* [PROBLEM REQUIREMENTS] Only the lines from the start of the data through the line with "[draw=white,line width=0.5pt,line join=round]" belong in the copy. Restate them word for word, minus the pictures.

* [SUPPLIED INFORMATION]

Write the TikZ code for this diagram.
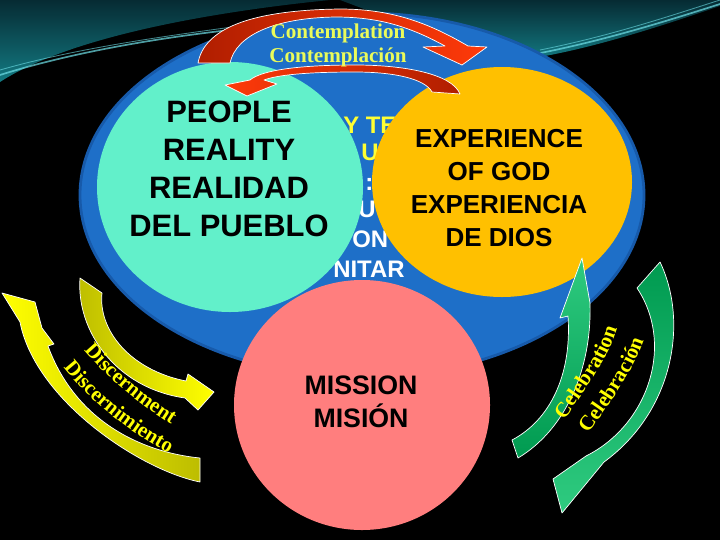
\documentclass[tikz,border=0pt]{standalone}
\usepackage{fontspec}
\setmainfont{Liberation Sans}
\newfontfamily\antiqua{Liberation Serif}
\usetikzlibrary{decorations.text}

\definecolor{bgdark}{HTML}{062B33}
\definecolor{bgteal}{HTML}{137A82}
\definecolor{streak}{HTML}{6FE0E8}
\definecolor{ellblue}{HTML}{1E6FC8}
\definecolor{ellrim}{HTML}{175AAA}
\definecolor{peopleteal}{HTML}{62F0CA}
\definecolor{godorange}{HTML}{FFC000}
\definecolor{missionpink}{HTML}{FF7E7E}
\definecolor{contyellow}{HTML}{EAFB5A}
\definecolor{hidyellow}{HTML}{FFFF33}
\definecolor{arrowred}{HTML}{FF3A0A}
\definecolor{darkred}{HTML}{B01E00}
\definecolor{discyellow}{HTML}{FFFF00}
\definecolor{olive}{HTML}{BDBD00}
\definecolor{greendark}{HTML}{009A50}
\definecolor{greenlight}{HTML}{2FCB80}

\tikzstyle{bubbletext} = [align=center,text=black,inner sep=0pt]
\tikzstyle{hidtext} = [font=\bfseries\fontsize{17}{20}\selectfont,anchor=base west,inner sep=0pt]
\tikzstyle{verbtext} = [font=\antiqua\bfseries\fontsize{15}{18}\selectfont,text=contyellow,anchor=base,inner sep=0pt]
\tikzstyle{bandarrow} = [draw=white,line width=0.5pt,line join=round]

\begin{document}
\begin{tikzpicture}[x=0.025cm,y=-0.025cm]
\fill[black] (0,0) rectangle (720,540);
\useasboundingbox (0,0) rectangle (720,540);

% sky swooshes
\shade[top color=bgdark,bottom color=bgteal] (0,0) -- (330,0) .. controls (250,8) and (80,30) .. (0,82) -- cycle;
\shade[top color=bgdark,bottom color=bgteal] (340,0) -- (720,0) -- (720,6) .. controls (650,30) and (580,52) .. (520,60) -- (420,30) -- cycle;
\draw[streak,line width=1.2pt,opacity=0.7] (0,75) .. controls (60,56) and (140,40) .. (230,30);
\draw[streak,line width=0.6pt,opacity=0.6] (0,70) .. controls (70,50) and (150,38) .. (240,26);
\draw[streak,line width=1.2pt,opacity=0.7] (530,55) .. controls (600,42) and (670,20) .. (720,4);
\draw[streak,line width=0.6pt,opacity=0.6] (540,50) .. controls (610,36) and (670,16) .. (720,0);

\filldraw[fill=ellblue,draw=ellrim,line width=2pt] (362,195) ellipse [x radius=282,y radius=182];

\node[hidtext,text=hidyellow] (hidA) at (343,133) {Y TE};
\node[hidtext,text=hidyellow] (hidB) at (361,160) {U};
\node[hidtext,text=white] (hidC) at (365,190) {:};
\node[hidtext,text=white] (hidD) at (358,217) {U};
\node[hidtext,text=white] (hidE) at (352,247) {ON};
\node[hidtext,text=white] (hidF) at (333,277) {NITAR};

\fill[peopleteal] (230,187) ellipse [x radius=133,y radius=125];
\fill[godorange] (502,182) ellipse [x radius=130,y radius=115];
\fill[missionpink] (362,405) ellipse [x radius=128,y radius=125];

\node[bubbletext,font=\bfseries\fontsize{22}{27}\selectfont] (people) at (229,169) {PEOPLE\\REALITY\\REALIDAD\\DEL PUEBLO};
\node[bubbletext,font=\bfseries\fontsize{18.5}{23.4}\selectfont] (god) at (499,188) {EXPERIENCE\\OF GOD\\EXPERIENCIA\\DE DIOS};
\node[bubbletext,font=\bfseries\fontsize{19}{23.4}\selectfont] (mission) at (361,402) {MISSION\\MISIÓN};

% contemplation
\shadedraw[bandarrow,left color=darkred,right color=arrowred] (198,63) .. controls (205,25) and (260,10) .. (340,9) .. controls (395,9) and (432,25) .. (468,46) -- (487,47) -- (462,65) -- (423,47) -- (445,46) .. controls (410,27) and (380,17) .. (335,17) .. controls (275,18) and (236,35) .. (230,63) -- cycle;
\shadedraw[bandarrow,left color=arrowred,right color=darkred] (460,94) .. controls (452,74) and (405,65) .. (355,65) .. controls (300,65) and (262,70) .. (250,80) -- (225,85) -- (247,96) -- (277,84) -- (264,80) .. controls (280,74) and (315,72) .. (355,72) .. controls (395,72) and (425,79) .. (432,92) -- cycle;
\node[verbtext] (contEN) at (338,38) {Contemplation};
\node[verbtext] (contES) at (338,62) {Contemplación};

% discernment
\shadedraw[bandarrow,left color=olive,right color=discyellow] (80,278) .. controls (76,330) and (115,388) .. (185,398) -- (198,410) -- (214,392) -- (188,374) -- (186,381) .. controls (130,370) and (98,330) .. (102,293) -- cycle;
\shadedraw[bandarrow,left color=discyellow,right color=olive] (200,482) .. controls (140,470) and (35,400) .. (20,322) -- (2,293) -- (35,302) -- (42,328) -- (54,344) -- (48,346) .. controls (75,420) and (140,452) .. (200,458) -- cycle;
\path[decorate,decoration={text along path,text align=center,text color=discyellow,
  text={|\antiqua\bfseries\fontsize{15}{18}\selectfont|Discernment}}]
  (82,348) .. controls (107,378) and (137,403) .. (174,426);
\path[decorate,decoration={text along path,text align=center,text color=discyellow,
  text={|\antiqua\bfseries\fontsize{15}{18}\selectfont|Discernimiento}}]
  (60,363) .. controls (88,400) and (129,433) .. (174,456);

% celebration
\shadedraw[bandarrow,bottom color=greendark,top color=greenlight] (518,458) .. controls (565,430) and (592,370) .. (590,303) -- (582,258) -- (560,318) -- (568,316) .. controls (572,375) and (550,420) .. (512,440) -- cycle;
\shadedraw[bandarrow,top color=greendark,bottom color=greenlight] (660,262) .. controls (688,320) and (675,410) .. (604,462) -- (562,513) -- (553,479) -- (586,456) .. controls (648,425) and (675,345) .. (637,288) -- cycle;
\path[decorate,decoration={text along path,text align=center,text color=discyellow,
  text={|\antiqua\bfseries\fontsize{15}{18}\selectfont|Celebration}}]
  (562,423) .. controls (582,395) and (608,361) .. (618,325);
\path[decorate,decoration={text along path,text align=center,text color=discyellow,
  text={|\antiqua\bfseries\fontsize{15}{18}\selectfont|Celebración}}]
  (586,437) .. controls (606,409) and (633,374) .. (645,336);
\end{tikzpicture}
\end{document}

* [RESPONSE TO THIS TASK]
Write the TikZ code for this diagram.
\documentclass[tikz,border=0pt]{standalone}
\usepackage{fontspec}
\setmainfont{Liberation Sans}
\newfontfamily\antiqua{Liberation Serif}
\usetikzlibrary{decorations.text}

\definecolor{bgdark}{HTML}{062B33}
\definecolor{bgteal}{HTML}{137A82}
\definecolor{streak}{HTML}{6FE0E8}
\definecolor{ellblue}{HTML}{1E6FC8}
\definecolor{ellrim}{HTML}{175AAA}
\definecolor{peopleteal}{HTML}{62F0CA}
\definecolor{godorange}{HTML}{FFC000}
\definecolor{missionpink}{HTML}{FF7E7E}
\definecolor{contyellow}{HTML}{EAFB5A}
\definecolor{hidyellow}{HTML}{FFFF33}
\definecolor{arrowred}{HTML}{FF3A0A}
\definecolor{darkred}{HTML}{B01E00}
\definecolor{discyellow}{HTML}{FFFF00}
\definecolor{olive}{HTML}{BDBD00}
\definecolor{greendark}{HTML}{009A50}
\definecolor{greenlight}{HTML}{2FCB80}

\tikzstyle{bubbletext} = [align=center,text=black,inner sep=0pt]
\tikzstyle{hidtext} = [font=\bfseries\fontsize{17}{20}\selectfont,anchor=base west,inner sep=0pt]
\tikzstyle{verbtext} = [font=\antiqua\bfseries\fontsize{15}{18}\selectfont,text=contyellow,anchor=base,inner sep=0pt]
\tikzstyle{bandarrow} = [draw=white,line width=0.5pt,line join=round]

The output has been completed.